Je suis découragé. Nous cherchons un responsable de développement pour notre fondation depuis un certain temps. En vain. Je vois ce qui nous attend : recruter un candidat ou une candidate dont le profil ne correspond pas tout à fait à nos termes de référence ; investir en la nouvelle recrue; patienter qu’elle monte en puissance et… voir d’autres nous la débaucher en lui offrant un meilleur salaire !

Je songe au temps de ma jeunesse. Comme un aîné qui radote, j’emmène Youssef loin dans le temps :

– En 1976, je suivais Sciences Po après mes études scientifiques. Le niveau s’était déjà dégradé. Il suffisait de voir les notes des étudiants à la fin des cours. Illisibles! Indéchiffrables ! Eh bien ce sont ceux-là mêmes qui ont formé les générations suivantes ! Que peut-on attendre d’eux, si ce n’est pire !
Après avoir siroté une gorgée de thé, Youssef me dit avec assurance :

– À la limite, ce n’est pas tant le chômage qui est inquiétant. De nombreux pays en souffrent. Je ne sais pas quand est-ce on s’en sortira. Mais, le pays progresse malgré tout. Cahin-caha, mais il progresse.

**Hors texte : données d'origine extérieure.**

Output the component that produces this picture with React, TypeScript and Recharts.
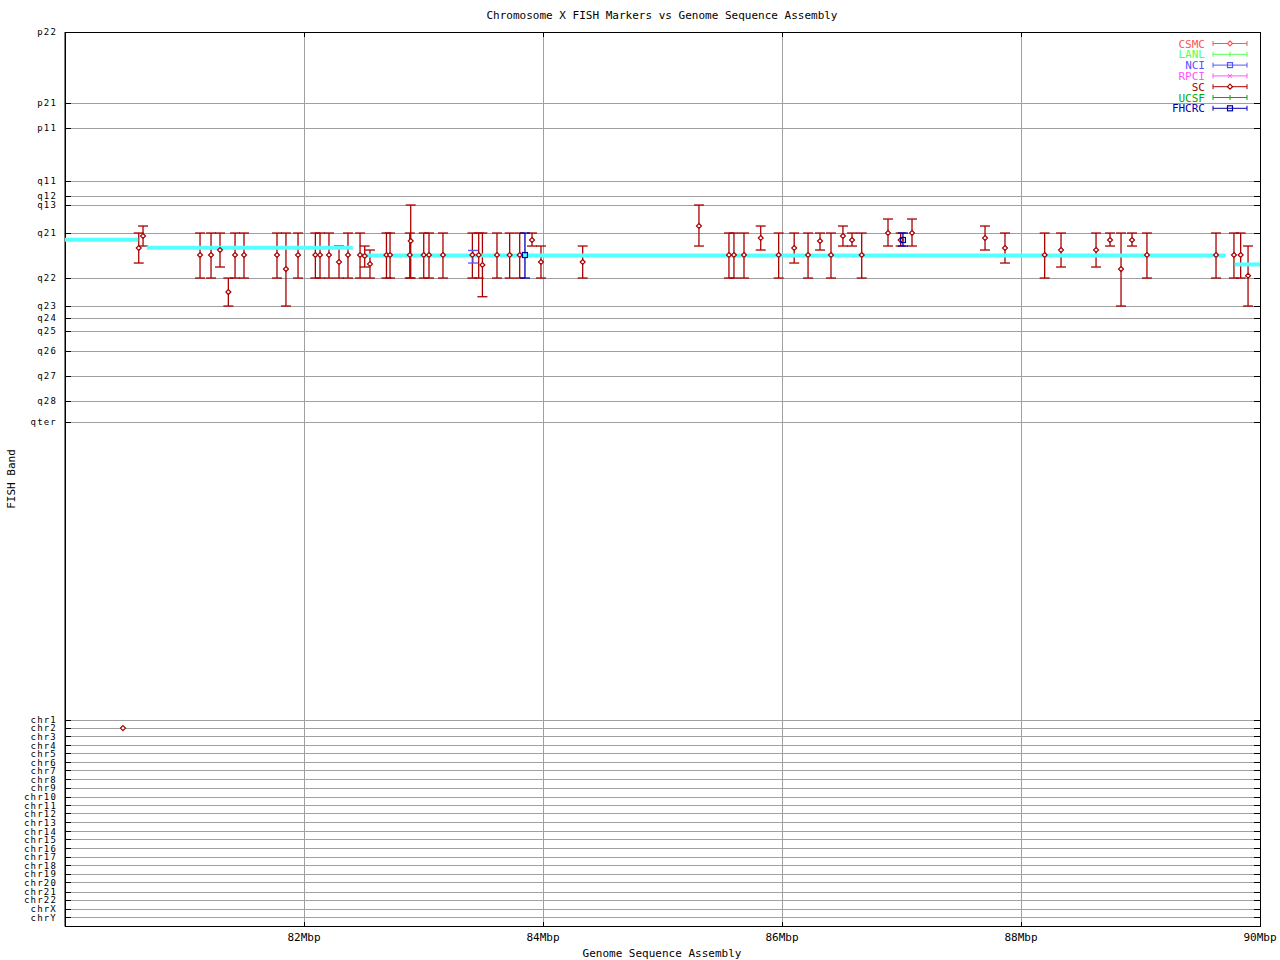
import React from 'react'
import { ScatterChart, Scatter, XAxis, YAxis, CartesianGrid, ErrorBar, ReferenceArea } from 'recharts'

const FONT = '"DejaVu Sans Mono", monospace'
const W = 1280
const H = 960
const PL = 65
const PR = 1260
const PT = 32
const PB = 926.5

// band axis (position units, top = 0)
const bandLabels = ['p22', 'p21', 'p11', 'q11', 'q12', 'q13', 'q21', 'q22', 'q23', 'q24', 'q25', 'q26', 'q27', 'q28', 'qter']
const bandPos = [0, 71, 96, 149, 164, 173, 201, 246, 274, 286, 299, 319, 344, 369, 390]
const chrLabels = ['chr1', 'chr2', 'chr3', 'chr4', 'chr5', 'chr6', 'chr7', 'chr8', 'chr9', 'chr10', 'chr11', 'chr12',
  'chr13', 'chr14', 'chr15', 'chr16', 'chr17', 'chr18', 'chr19', 'chr20', 'chr21', 'chr22', 'chrX', 'chrY']
const chrPos = [688, 696, 704.7, 713.4, 721.7, 730.4, 738.7, 747.7, 756, 765, 773.4, 781.7,
  790.7, 799.4, 807.7, 816.4, 825, 833.4, 842, 850.7, 860, 868, 877, 885.4]
const Y_MAX = 894.4

const xTicks = [82, 84, 86, 88, 90]

// SC markers (Mbp, band position, range top, range bottom)
const scMbp = [80.617, 80.653, 81.13, 81.222, 81.297, 81.367, 81.423, 81.498, 81.774, 81.849, 81.95, 82.095,
  82.134, 82.209, 82.293, 82.368, 82.469, 82.508, 82.552, 82.69, 82.72, 82.885, 82.893, 83.002, 83.046, 83.163,
  83.409, 83.462, 83.493, 83.615, 83.721, 83.805, 83.908, 83.983, 84.332, 85.305, 85.556, 85.598, 85.682, 85.822,
  85.972, 86.102, 86.218, 86.318, 86.41, 86.51, 86.586, 86.667, 86.887, 86.993, 87.088, 87.699, 87.866, 88.198,
  88.335, 88.628, 88.745, 88.837, 88.929, 89.054, 89.632, 89.782, 89.838, 89.9]
const scBand = [216, 204, 223, 223, 218, 260, 223, 223, 223, 237, 223, 223,
  223, 223, 230, 223, 223, 224, 232, 223, 223, 223, 209, 223, 223, 223,
  223, 223, 233, 223, 223, 223, 208, 230, 230, 194, 223, 223, 223, 206,
  223, 216, 223, 209, 223, 204, 208, 223, 201, 208, 201, 206, 216, 223,
  218, 218, 208, 237, 208, 223, 223, 223, 223, 243.7]
const scTop = [201, 194, 201, 201, 201, 246, 201, 201, 201, 201, 201, 201,
  201, 201, 214, 201, 201, 214, 218, 201, 201, 201, 173, 201, 201, 201,
  201, 201, 201, 201, 201, 201, 201, 214, 214, 173, 201, 201, 201, 194,
  201, 201, 201, 201, 201, 194, 201, 201, 187, 201, 187, 194, 201, 201,
  201, 201, 201, 201, 201, 201, 201, 201, 201, 214]
const scBottom = [231, 214, 246, 246, 235, 274, 246, 246, 246, 274, 246, 246,
  246, 246, 246, 246, 246, 235, 246, 246, 246, 246, 246, 246, 246, 246,
  246, 246, 264.7, 246, 246, 246, 214, 246, 246, 214, 246, 246, 246, 218,
  246, 231, 246, 218, 246, 214, 214, 246, 214, 214, 214, 218, 231, 246,
  235, 235, 214, 274, 214, 246, 246, 246, 246, 274]

// SC marker mapped to another chromosome
const scOtherMbp = [80.485]
const scOtherPos = [696]

const fhMbp = [83.849, 87.012]
const fhBand = [223, 208]
const fhTop = [201, 201]
const fhBottom = [246, 214]

const nciMbp = [83.414]
const nciBand = [224.5]
const nciTop = [218.4]
const nciBottom = [231]

// sequence assembly placement segments
const segMbp = [[79.98, 80.613], [80.684, 82.408], [82.483, 89.711], [89.788, 90]]
const segPos = [207.7, 215.7, 223.4, 232.4]

const legendNames = ['CSMC', 'LANL', 'NCI', 'RPCI', 'SC', 'UCSF', 'FHCRC']
const legendColors = ['#ff5555', '#55ff55', '#5555ff', '#ff55ff', '#aa0000', '#00aa00', '#0000aa']
const legendMarks = ['diamond', 'tick', 'square', 'cross', 'diamond', 'tick', 'square']

const build = (xs: number[], ys: number[], tops: number[], bottoms: number[]) =>
  xs.map((x, i) => ({ x, y: ys[i], err: [ys[i] - tops[i], bottoms[i] - ys[i]] }))

const scData = build(scMbp, scBand, scTop, scBottom)
const fhData = build(fhMbp, fhBand, fhTop, fhBottom)
const nciData = build(nciMbp, nciBand, nciTop, nciBottom)
const scOtherData = scOtherMbp.map((x, i) => ({ x, y: scOtherPos[i] }))
const segData = segMbp.map((pair, i) => pair.map(x => ({ x, y: segPos[i] })))

const yTicks = [...bandPos, ...chrPos]
const yLabelOf: Record<string, string> = {}
bandPos.forEach((v, i) => (yLabelOf[String(v)] = bandLabels[i]))
chrPos.forEach((v, i) => (yLabelOf[String(v)] = chrLabels[i]))

const Diamond = ({ cx, cy, color }: any) => (
  <polygon points={`${cx},${cy - 2.5} ${cx + 2.5},${cy} ${cx},${cy + 2.5} ${cx - 2.5},${cy}`} fill="#fff" stroke={color} strokeWidth={1.2} />
)
const Square = ({ cx, cy, color }: any) => (
  <rect x={cx - 2.5} y={cy - 2.5} width={5} height={5} fill="none" stroke={color} strokeWidth={1.2} />
)

function YTick(props: any) {
  const { y, payload } = props
  return (
    <g>
      <line x1={PL} x2={PL + 6} y1={y} y2={y} stroke="#000" shapeRendering="crispEdges" />
      <line x1={PR - 6} x2={PR} y1={y} y2={y} stroke="#000" shapeRendering="crispEdges" />
      <text x={57} y={y + 3.3} textAnchor="end" fontFamily={FONT} fontSize={9} letterSpacing={1.2} fill="#000">
        {yLabelOf[String(payload.value)]}
      </text>
    </g>
  )
}

function XTick(props: any) {
  const { x, payload } = props
  return (
    <g>
      <line x1={x} x2={x} y1={PB} y2={PB - 5} stroke="#000" shapeRendering="crispEdges" />
      <line x1={x} x2={x} y1={PT} y2={PT + 5} stroke="#000" shapeRendering="crispEdges" />
      <text x={x} y={941} textAnchor="middle" fontFamily={FONT} fontSize={11} fill="#000">
        {`${payload.value}Mbp`}
      </text>
    </g>
  )
}

function LegendMark({ kind, cx, cy, color }: any) {
  if (kind === 'diamond') return <Diamond cx={cx} cy={cy} color={color} />
  if (kind === 'square') return <Square cx={cx} cy={cy} color={color} />
  if (kind === 'cross')
    return (
      <g stroke={color}>
        <line x1={cx - 2} y1={cy - 2} x2={cx + 2} y2={cy + 2} />
        <line x1={cx - 2} y1={cy + 2} x2={cx + 2} y2={cy - 2} />
      </g>
    )
  return <line x1={cx} x2={cx} y1={cy - 2.5} y2={cy + 2.5} stroke={color} />
}

export default function App() {
  return (
    <div style={{ position: 'absolute', left: 0, top: 0, width: W, height: H, background: '#fff' }}>
      <ScatterChart width={W} height={H} margin={{ top: PT, right: W - PR, bottom: H - PB - 30, left: 0 }}>
        <CartesianGrid stroke="#a0a0a0" shapeRendering="crispEdges" />
        <XAxis
          type="number"
          dataKey="x"
          domain={[80, 90]}
          ticks={xTicks}
          interval={0}
          height={30}
          tick={<XTick />}
          tickLine={false}
          axisLine={{ stroke: '#000' }}
          allowDataOverflow
        />
        <YAxis
          type="number"
          dataKey="y"
          domain={[0, Y_MAX]}
          reversed
          ticks={yTicks}
          interval={0}
          width={PL}
          tick={<YTick />}
          tickLine={false}
          axisLine={{ stroke: '#000' }}
          allowDataOverflow
        />
        <ReferenceArea x1={80} x2={90} y1={0} y2={Y_MAX} fill="none" stroke="#000" ifOverflow="visible" shapeRendering="crispEdges" />
        {segData.map((d, i) => (
          <Scatter
            key={i}
            data={d}
            line={{ stroke: '#55ffff', strokeWidth: 4 }}
            shape={() => <g />}
            isAnimationActive={false}
          />
        ))}
        <Scatter data={scData} shape={(p: any) => <Diamond cx={p.cx} cy={p.cy} color="#aa0000" />} isAnimationActive={false}>
          <ErrorBar dataKey="err" direction="y" width={5} stroke="#aa0000" strokeWidth={1.3} isAnimationActive={false} />
        </Scatter>
        <Scatter data={scOtherData} shape={(p: any) => <Diamond cx={p.cx} cy={p.cy} color="#aa0000" />} isAnimationActive={false} />
        <Scatter data={nciData} shape={() => <g />} isAnimationActive={false}>
          <ErrorBar dataKey="err" direction="y" width={5} stroke="#5555ff" strokeWidth={1.3} isAnimationActive={false} />
        </Scatter>
        <Scatter data={fhData} shape={(p: any) => <Square cx={p.cx} cy={p.cy} color="#0000aa" />} isAnimationActive={false}>
          <ErrorBar dataKey="err" direction="y" width={5} stroke="#0000aa" strokeWidth={1.3} isAnimationActive={false} />
        </Scatter>
      </ScatterChart>
      <svg width={W} height={H} style={{ position: 'absolute', left: 0, top: 0, pointerEvents: 'none' }}>
        <text x={662} y={19} textAnchor="middle" fontFamily={FONT} fontSize={11} fill="#000">
          Chromosome X FISH Markers vs Genome Sequence Assembly
        </text>
        <text x={662} y={957} textAnchor="middle" fontFamily={FONT} fontSize={11} fill="#000">
          Genome Sequence Assembly
        </text>
        <text x={15} y={479} textAnchor="middle" fontFamily={FONT} fontSize={11} fill="#000" transform="rotate(-90 15 479)">
          FISH Band
        </text>
        {legendNames.map((name, i) => {
          const cy = 43.5 + i * 10.8
          const c = legendColors[i]
          return (
            <g key={name}>
              <text x={1205} y={cy + 4} textAnchor="end" fontFamily={FONT} fontSize={11} fill={c}>{name}</text>
              <line x1={1213} x2={1247} y1={cy} y2={cy} stroke={c} />
              <line x1={1213} x2={1213} y1={cy - 2.5} y2={cy + 2.5} stroke={c} />
              <line x1={1247} x2={1247} y1={cy - 2.5} y2={cy + 2.5} stroke={c} />
              <LegendMark kind={legendMarks[i]} cx={1230} cy={cy} color={c} />
            </g>
          )
        })}
      </svg>
    </div>
  )
}
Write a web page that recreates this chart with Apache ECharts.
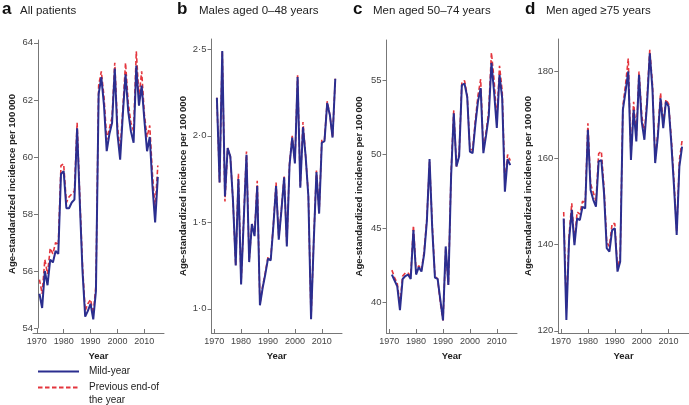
<!DOCTYPE html>
<html>
<head>
<meta charset="utf-8">
<title>Age-standardized incidence</title>
<script src="https://cdn.jsdelivr.net/npm/echarts@6.0.0/dist/echarts.min.js"></script>
<style>
    html, body { margin: 0; padding: 0; background: #fff; }
    #chart { width: 689px; height: 405px; }
</style>
</head>
<body>
<div id="chart"></div>
<script>
// years of observation (shared by every panel)
const years = [1971, 1972, 1973, 1974, 1975, 1976, 1977, 1978, 1979, 1980,
    1981, 1982, 1983, 1984, 1985, 1986, 1987, 1988, 1989, 1990,
    1991, 1992, 1993, 1994, 1995, 1996, 1997, 1998, 1999, 2000,
    2001, 2002, 2003, 2004, 2005, 2006, 2007, 2008, 2009, 2010,
    2011, 2012, 2013, 2014, 2015];
const yearTicks = [1970, 1980, 1990, 2000, 2010];

// a - all patients
const allMid = [55.2, 54.7, 56.0, 55.5, 56.4, 56.3, 56.7, 56.6, 59.4, 59.5,
    58.2, 58.2, 58.4, 58.5, 61.0, 58.4, 56.0, 54.4, 54.6, 54.85,
    54.3, 55.3, 62.2, 62.8, 61.8, 60.2, 60.8, 61.2, 63.1, 60.8,
    59.9, 61.5, 62.9, 61.6, 60.9, 60.5, 63.2, 61.8, 62.5, 61.3,
    60.2, 60.7, 59.0, 57.7, 59.3];
const allPrev = [55.7, 55.2, 56.4, 55.9, 56.8, 56.6, 57.0, 56.9, 59.7, 59.75,
    58.4, 58.6, 58.7, 58.8, 61.2, 58.6, 56.2, 54.6, 54.85, 55.0,
    54.5, 55.5, 62.5, 63.0, 62.1, 60.6, 61.0, 61.4, 63.3, 61.1,
    60.2, 61.7, 63.3, 61.9, 61.2, 60.9, 63.7, 62.1, 63.0, 61.5,
    60.7, 61.1, 59.4, 58.2, 59.7];
const allTicks = [54, 56, 58, 60, 62, 64];

// b - males aged 0-48
const youngMid = [2.22, 1.73, 2.49, 1.65, 1.93, 1.88, 1.62, 1.25, 1.75, 1.14,
    1.52, 1.89, 1.27, 1.49, 1.42, 1.71, 1.02, 1.12, 1.20, 1.29,
    1.28, 1.48, 1.71, 1.40, 1.57, 1.76, 1.36, 1.83, 1.99, 1.84,
    2.34, 1.70, 2.05, 1.88, 1.65, 0.94, 1.39, 1.79, 1.55, 1.96,
    1.97, 2.19, 2.12, 1.99, 2.33];
const youngPrev = [2.22, 1.73, 2.49, 1.62, 1.93, 1.88, 1.62, 1.25, 1.78, 1.15,
    1.53, 1.91, 1.28, 1.49, 1.43, 1.74, 1.03, 1.13, 1.21, 1.30,
    1.29, 1.49, 1.73, 1.41, 1.58, 1.77, 1.37, 1.84, 2.00, 1.85,
    2.35, 1.71, 2.08, 1.88, 1.66, 0.95, 1.40, 1.80, 1.56, 1.98,
    1.98, 2.20, 2.12, 1.99, 2.33];
const youngTicks = [1.0, 1.5, 2.0, 2.5];

// c - men aged 50-74
const midMid = [41.9, 41.5, 41.1, 39.5, 41.6, 41.8, 41.9, 41.6, 44.9, 41.9,
    42.4, 42.1, 43.3, 45.5, 49.7, 45.0, 41.7, 41.6, 40.2, 38.8,
    43.8, 41.2, 48.5, 52.8, 49.2, 49.9, 54.7, 54.8, 53.9, 50.2,
    50.1, 52.0, 53.6, 54.5, 50.1, 51.3, 52.6, 56.2, 54.2, 51.8,
    55.4, 53.8, 47.5, 49.7, 49.3];
const midPrev = [42.2, 41.7, 41.3, 39.9, 41.8, 42.0, 42.0, 41.8, 45.2, 42.1,
    42.5, 42.2, 43.5, 45.7, 49.5, 45.3, 41.8, 41.6, 40.0, 38.8,
    43.6, 41.2, 48.8, 53.0, 49.2, 50.1, 54.9, 55.0, 54.0, 50.4,
    50.3, 52.3, 54.0, 55.1, 50.3, 51.5, 53.0, 56.9, 55.0, 52.3,
    56.0, 54.3, 48.0, 50.0, 49.6];
const midTicks = [40, 45, 50, 55];

// d - men aged >=75
const oldMid = [146.0, 122.5, 141.0, 148.0, 139.8, 146.0, 145.6, 148.7, 148.3, 166.5,
    152.6, 150.3, 148.7, 159.2, 159.5, 151.8, 139.1, 138.3, 143.3, 143.7,
    133.7, 136.0, 171.1, 175.4, 180.0, 159.5, 171.1, 163.8, 179.2, 168.4,
    164.2, 172.7, 184.2, 175.8, 158.8, 165.0, 173.8, 166.9, 173.0, 171.9,
    163.4, 153.4, 142.2, 158.0, 162.6];
const oldPrev = [147.5, 125.0, 142.0, 149.5, 140.5, 147.5, 147.0, 150.0, 149.5, 168.0,
    154.0, 152.0, 150.0, 161.0, 161.5, 153.0, 140.5, 139.5, 144.8, 144.8,
    134.5, 137.0, 172.0, 177.0, 183.0, 160.5, 173.0, 165.0, 180.0, 170.0,
    165.5, 174.0, 185.0, 177.0, 159.5, 166.0, 175.0, 168.0, 173.5, 172.5,
    164.5, 154.5, 143.0, 159.5, 164.0];
const oldTicks = [120, 140, 160, 180];

const MID_NAME = 'Mild-year';
const PREV_NAME = 'Previous end-of the year';
const BLUE = '#2b2e8f';
const RED = '#e4353d';
const FONT = '"Liberation Sans", Arial, sans-serif';

// panel layout: grid box + axis ranges
const panels = [
    { letter: 'a', title: 'All patients', lx: 2, tx: 20, mid: allMid, prev: allPrev, ticks: allTicks,
      grid: { left: 33, top: 40, width: 131, height: 288 }, xMin: 1968.6, xMax: 2017.3,
      yMin: 54, yMax: 64.1, yOffset: -5, xOffset: 5, nameGap: 21, fmt: v => String(v) },
    { letter: 'b', title: 'Males aged 0\u201348 years', lx: 177, tx: 199, mid: youngMid, prev: youngPrev, ticks: youngTicks,
      grid: { left: 211.5, top: 39, width: 130.5, height: 294 }, xMin: 1969, xMax: 2017.5,
      yMin: 0.86, yMax: 2.56, yOffset: 0, xOffset: 0, nameGap: 22, fmt: v => v.toFixed(1).replace('.', '\u00b7') },
    { letter: 'c', title: 'Men aged 50\u201374 years', lx: 353, tx: 373, mid: midMid, prev: midPrev, ticks: midTicks,
      grid: { left: 386.5, top: 40, width: 130.5, height: 293 }, xMin: 1969, xMax: 2017.5,
      yMin: 37.95, yMax: 57.75, yOffset: 0, xOffset: 0, nameGap: 22, fmt: v => String(v) },
    { letter: 'd', title: 'Men aged \u226575 years', lx: 525, tx: 546, mid: oldMid, prev: oldPrev, ticks: oldTicks,
      grid: { left: 558.3, top: 39, width: 130.5, height: 294 }, xMin: 1969, xMax: 2017.5,
      yMin: 119.5, yMax: 187.5, yOffset: 0, xOffset: 0, nameGap: 20, fmt: v => String(v) }
];

const toPairs = vals => years.map((y, i) => [y, vals[i]]);

const titles = [];
const grids = [];
const xAxes = [];
const yAxes = [];
const series = [];

panels.forEach((p, i) => {
    titles.push({
        text: p.letter, left: p.lx, top: 1, padding: 0,
        textStyle: { fontSize: 17, fontWeight: 'bold', color: '#111', fontFamily: FONT }
    });
    titles.push({
        text: p.title, left: p.tx, top: 5, padding: 0,
        textStyle: { fontSize: 11.5, fontWeight: 'normal', color: '#222', fontFamily: FONT }
    });

    grids.push(Object.assign({ containLabel: false }, p.grid));

    xAxes.push({
        type: 'value', gridIndex: i, min: p.xMin, max: p.xMax, offset: p.xOffset,
        name: 'Year', nameLocation: 'middle', nameGap: 17,
        nameTextStyle: { fontSize: 9.5, fontWeight: 'bold', color: '#222', fontFamily: FONT },
        axisLine: { show: true, onZero: false, lineStyle: { color: '#777', width: 1 } },
        axisTick: { show: true, inside: true, length: 4, customValues: yearTicks, lineStyle: { color: '#777' } },
        axisLabel: { customValues: yearTicks, fontSize: 9, color: '#444', margin: 4, fontFamily: FONT,
                     formatter: v => String(v) },
        splitLine: { show: false }
    });

    yAxes.push({
        type: 'value', gridIndex: i, min: p.yMin, max: p.yMax, offset: p.yOffset,
        name: 'Age-standardized incidence per 100\u2009000', nameLocation: 'middle', nameGap: p.nameGap,
        nameTextStyle: { fontSize: 9.5, fontWeight: 'bold', color: '#222', fontFamily: FONT },
        axisLine: { show: true, onZero: false, lineStyle: { color: '#777', width: 1 } },
        axisTick: { show: true, length: 4, customValues: p.ticks, lineStyle: { color: '#777' } },
        axisLabel: { customValues: p.ticks, fontSize: 9.5, color: '#444', margin: 5, fontFamily: FONT, formatter: p.fmt },
        splitLine: { show: false }
    });

    // previous end-of-year estimate (dashed, underneath)
    series.push({
        name: PREV_NAME, type: 'line', xAxisIndex: i, yAxisIndex: i,
        data: toPairs(p.prev), symbol: 'none', z: 2,
        lineStyle: { color: RED, width: 1.6, type: [4.5, 2.5] }, itemStyle: { color: RED }
    });
    // mid-year estimate
    series.push({
        name: MID_NAME, type: 'line', xAxisIndex: i, yAxisIndex: i,
        data: toPairs(p.mid), symbol: 'none', z: 3,
        lineStyle: { color: BLUE, width: 2 }, itemStyle: { color: BLUE }
    });
});

// legend: line-only keys (hide the marker circle)
const legendBase = {
    left: 37, padding: 0, itemWidth: 41, itemHeight: 10,
    itemStyle: { opacity: 0, borderWidth: 0 }
};

const chart = echarts.init(document.getElementById('chart'), null, { renderer: 'canvas' });
chart.setOption({
    animation: false,
    backgroundColor: '#fff',
    textStyle: { fontFamily: FONT },
    title: titles,
    grid: grids,
    xAxis: xAxes,
    yAxis: yAxes,
    legend: [
        Object.assign({}, legendBase, {
            data: [MID_NAME], top: 366.5,
            textStyle: { fontSize: 10, color: '#222', padding: [0, 0, 0, 5], fontFamily: FONT }
        }),
        Object.assign({}, legendBase, {
            data: [PREV_NAME], top: 368.5,
            formatter: () => '\nPrevious end-of\nthe year',
            textStyle: { fontSize: 10, color: '#222', lineHeight: 12.6, padding: [0, 0, 0, 5], fontFamily: FONT }
        })
    ],
    series: series
});
</script>
</body>
</html>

L’optimisme de mon collaborateur réconforte. Après tout, sa génération est la relève du pays. Je souris, mesure mes mots et lui dis :

– Tu vois Youssef, je partage ta vision. La dégradation de la formation des nouvelles générations est inquiétante. Nous en souffrons dans notre fondation, comme en souffrent les administrations, les sociétés. La gestion du pays manque déjà cruellement de compétences. Les politiques n’ont pas de quoi être fiers. Si l’on ne s’attelle pas à remettre le système éducatif à plat et vite, alors tous les progrès enregistrés par ailleurs seront inutiles.

Pire, l’avenir de la nation est compromis. Mais, tu vois, ce qui m’inquiète le plus, c’est la perte des valeurs qui va d’ailleurs de pair avec la dégradation des compétences. Le vouloir vivre ensemble, l’abnégation pour le bien de tous, la droiture dans l’accomplissement de sa mission… ça se perd de plus en plus.
J’observe un silence, puis, voyant Youssef pensif, j’ajoute :

– Ce que je dis paraît utopique, voire naïf. Mais l’histoire de l’humanité nous apprend que l’éducation des générations montantes conditionne la grandeur future des nations.